━━ INFORMATION GIVEN ━━
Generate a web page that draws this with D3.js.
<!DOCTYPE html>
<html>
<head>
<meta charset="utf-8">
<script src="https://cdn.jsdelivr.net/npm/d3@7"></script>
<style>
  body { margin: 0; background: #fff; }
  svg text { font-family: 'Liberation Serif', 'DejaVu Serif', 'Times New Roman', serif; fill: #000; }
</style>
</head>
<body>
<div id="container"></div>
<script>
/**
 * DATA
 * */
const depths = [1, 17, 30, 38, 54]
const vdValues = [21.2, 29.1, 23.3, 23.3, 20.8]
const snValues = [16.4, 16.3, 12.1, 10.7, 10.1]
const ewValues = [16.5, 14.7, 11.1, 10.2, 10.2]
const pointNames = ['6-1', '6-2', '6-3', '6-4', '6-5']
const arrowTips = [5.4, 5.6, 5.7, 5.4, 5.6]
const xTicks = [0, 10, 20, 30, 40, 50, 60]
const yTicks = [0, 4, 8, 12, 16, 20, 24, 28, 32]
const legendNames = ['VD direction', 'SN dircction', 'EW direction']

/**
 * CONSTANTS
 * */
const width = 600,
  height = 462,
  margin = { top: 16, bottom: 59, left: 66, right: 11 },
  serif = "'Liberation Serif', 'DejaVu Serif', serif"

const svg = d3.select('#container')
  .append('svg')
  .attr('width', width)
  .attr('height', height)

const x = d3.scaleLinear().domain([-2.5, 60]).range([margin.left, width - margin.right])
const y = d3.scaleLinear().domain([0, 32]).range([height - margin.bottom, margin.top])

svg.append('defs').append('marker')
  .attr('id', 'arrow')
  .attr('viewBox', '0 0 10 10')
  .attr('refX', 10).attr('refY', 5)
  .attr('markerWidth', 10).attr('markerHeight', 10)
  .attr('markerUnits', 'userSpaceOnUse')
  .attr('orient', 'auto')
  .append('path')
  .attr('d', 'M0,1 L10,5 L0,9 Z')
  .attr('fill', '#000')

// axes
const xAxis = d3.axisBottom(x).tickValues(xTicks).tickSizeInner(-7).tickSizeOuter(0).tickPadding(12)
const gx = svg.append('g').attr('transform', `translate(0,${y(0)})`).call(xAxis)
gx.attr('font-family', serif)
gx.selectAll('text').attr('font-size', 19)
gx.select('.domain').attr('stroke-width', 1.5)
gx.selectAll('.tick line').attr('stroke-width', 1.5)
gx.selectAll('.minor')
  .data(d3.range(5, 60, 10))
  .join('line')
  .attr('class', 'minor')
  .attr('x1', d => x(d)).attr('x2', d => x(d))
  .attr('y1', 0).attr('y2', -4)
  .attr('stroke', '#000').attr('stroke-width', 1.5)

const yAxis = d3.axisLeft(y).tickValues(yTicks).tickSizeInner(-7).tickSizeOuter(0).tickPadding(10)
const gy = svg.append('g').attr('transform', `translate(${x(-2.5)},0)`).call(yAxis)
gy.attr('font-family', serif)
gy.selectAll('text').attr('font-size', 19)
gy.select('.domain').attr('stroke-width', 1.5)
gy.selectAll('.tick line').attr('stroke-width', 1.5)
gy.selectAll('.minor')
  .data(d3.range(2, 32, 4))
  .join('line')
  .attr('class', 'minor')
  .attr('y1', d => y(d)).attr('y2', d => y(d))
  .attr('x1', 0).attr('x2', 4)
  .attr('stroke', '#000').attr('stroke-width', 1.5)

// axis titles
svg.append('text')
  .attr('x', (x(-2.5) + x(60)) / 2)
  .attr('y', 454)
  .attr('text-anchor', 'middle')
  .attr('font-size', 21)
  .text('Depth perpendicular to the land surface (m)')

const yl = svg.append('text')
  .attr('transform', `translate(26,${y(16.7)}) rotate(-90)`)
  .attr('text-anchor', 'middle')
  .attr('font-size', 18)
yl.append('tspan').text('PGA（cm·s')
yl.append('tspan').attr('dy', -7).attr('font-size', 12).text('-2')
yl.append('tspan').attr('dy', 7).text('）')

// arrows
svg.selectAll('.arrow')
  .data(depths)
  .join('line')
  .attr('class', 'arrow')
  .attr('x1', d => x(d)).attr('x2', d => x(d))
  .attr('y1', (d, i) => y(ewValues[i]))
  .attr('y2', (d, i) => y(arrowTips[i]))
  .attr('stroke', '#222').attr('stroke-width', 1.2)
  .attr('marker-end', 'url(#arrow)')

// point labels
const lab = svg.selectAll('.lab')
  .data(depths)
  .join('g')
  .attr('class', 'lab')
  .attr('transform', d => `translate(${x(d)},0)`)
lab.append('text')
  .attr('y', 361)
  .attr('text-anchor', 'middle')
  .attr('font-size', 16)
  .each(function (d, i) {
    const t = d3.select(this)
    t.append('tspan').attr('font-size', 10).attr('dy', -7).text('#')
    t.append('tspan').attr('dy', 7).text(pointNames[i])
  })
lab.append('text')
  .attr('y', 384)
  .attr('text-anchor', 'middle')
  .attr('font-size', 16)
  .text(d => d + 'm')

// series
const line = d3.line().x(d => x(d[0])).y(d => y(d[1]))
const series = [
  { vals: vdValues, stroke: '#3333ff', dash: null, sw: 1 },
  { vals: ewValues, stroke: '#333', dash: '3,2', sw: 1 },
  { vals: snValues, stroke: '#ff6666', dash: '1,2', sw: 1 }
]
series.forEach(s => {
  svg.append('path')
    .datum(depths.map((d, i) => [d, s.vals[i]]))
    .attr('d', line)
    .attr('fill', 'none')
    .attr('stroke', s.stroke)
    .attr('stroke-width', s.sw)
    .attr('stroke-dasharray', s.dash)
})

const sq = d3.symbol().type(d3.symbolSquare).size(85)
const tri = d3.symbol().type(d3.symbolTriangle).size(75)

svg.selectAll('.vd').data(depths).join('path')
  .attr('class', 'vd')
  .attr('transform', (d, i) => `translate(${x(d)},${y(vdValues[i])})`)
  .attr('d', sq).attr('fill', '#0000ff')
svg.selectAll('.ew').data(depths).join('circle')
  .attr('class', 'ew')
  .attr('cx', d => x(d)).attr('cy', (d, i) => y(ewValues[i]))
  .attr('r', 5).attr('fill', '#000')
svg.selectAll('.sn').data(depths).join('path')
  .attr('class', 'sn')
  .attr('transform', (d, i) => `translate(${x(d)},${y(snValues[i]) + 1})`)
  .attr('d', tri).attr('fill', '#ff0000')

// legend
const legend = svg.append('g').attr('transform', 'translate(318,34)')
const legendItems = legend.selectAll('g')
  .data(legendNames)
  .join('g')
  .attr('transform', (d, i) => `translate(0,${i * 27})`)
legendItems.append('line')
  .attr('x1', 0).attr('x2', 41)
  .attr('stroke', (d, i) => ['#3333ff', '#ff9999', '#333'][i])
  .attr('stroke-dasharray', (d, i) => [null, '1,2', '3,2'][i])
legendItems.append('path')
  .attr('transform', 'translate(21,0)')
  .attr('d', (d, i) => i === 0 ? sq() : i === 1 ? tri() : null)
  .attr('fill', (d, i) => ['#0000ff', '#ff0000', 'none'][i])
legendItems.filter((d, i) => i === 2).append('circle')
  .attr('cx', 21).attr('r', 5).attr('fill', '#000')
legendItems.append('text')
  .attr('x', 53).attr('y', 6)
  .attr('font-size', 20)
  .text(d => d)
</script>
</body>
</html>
━━━
━━ INFORMATION GIVEN ━━
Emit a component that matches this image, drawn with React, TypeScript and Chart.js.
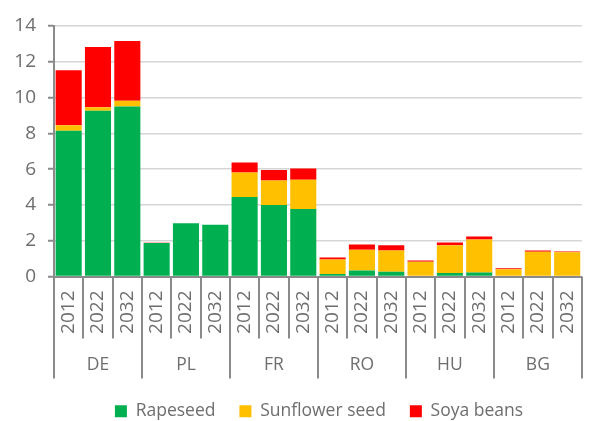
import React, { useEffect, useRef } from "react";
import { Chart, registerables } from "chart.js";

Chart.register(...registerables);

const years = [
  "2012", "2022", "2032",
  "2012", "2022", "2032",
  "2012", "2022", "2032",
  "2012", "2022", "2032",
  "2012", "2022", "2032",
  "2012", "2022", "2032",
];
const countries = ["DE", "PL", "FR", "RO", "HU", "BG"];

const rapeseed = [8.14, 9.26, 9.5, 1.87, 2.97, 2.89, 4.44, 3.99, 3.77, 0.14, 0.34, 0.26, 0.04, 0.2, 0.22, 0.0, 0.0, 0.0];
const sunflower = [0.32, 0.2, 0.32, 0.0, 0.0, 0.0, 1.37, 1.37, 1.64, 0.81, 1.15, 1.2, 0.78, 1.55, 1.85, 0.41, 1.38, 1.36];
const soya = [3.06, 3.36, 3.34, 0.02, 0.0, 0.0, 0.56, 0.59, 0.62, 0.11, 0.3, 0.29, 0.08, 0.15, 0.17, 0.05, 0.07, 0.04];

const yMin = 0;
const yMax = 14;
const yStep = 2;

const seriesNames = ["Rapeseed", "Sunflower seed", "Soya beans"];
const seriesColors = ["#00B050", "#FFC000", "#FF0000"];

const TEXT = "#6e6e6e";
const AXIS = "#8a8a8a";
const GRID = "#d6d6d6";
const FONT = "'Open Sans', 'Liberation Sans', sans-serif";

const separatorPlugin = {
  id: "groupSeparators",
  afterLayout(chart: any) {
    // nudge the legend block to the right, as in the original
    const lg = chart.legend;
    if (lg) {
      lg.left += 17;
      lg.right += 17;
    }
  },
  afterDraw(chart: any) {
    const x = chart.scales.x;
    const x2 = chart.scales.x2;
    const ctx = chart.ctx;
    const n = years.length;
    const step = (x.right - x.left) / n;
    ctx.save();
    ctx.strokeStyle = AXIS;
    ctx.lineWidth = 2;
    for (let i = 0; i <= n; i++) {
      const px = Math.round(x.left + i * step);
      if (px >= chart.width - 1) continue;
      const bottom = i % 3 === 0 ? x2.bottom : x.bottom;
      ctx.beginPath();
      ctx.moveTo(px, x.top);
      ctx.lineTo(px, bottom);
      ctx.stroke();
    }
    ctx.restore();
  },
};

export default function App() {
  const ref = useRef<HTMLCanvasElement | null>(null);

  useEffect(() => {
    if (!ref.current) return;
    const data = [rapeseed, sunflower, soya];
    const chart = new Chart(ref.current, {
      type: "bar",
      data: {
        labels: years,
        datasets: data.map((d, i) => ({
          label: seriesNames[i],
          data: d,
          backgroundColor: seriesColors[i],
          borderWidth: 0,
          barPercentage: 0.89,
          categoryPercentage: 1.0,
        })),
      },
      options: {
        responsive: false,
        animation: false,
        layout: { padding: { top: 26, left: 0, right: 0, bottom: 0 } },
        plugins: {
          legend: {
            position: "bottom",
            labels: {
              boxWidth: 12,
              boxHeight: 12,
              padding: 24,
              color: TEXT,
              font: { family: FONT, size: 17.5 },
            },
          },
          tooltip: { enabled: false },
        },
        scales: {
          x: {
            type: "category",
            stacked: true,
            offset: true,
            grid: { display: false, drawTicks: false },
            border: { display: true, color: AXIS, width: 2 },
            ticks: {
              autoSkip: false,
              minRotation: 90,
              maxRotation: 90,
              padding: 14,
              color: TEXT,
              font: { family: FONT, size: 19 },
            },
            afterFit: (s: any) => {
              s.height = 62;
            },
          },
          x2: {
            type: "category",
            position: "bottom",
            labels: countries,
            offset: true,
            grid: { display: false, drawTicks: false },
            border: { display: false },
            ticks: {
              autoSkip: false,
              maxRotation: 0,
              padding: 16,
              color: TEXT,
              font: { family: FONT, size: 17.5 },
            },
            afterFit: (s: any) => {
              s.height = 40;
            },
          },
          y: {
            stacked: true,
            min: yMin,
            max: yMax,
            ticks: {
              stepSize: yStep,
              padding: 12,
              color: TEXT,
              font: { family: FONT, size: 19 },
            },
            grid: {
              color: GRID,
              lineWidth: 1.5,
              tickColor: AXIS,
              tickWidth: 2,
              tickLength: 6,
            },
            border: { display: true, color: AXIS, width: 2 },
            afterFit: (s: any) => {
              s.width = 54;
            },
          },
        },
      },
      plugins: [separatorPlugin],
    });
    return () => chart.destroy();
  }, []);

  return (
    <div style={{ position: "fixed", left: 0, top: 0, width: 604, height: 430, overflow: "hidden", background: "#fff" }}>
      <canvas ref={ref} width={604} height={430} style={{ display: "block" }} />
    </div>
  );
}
━━━
Copy exactly the stretch of lines from the one containing "Emit a component" through the one containing "Chart.register(...registerables);", both included. Leave out any pictures.

Emit a component that matches this image, drawn with React, TypeScript and Chart.js.
import React, { useEffect, useRef } from "react";
import { Chart, registerables } from "chart.js";

Chart.register(...registerables);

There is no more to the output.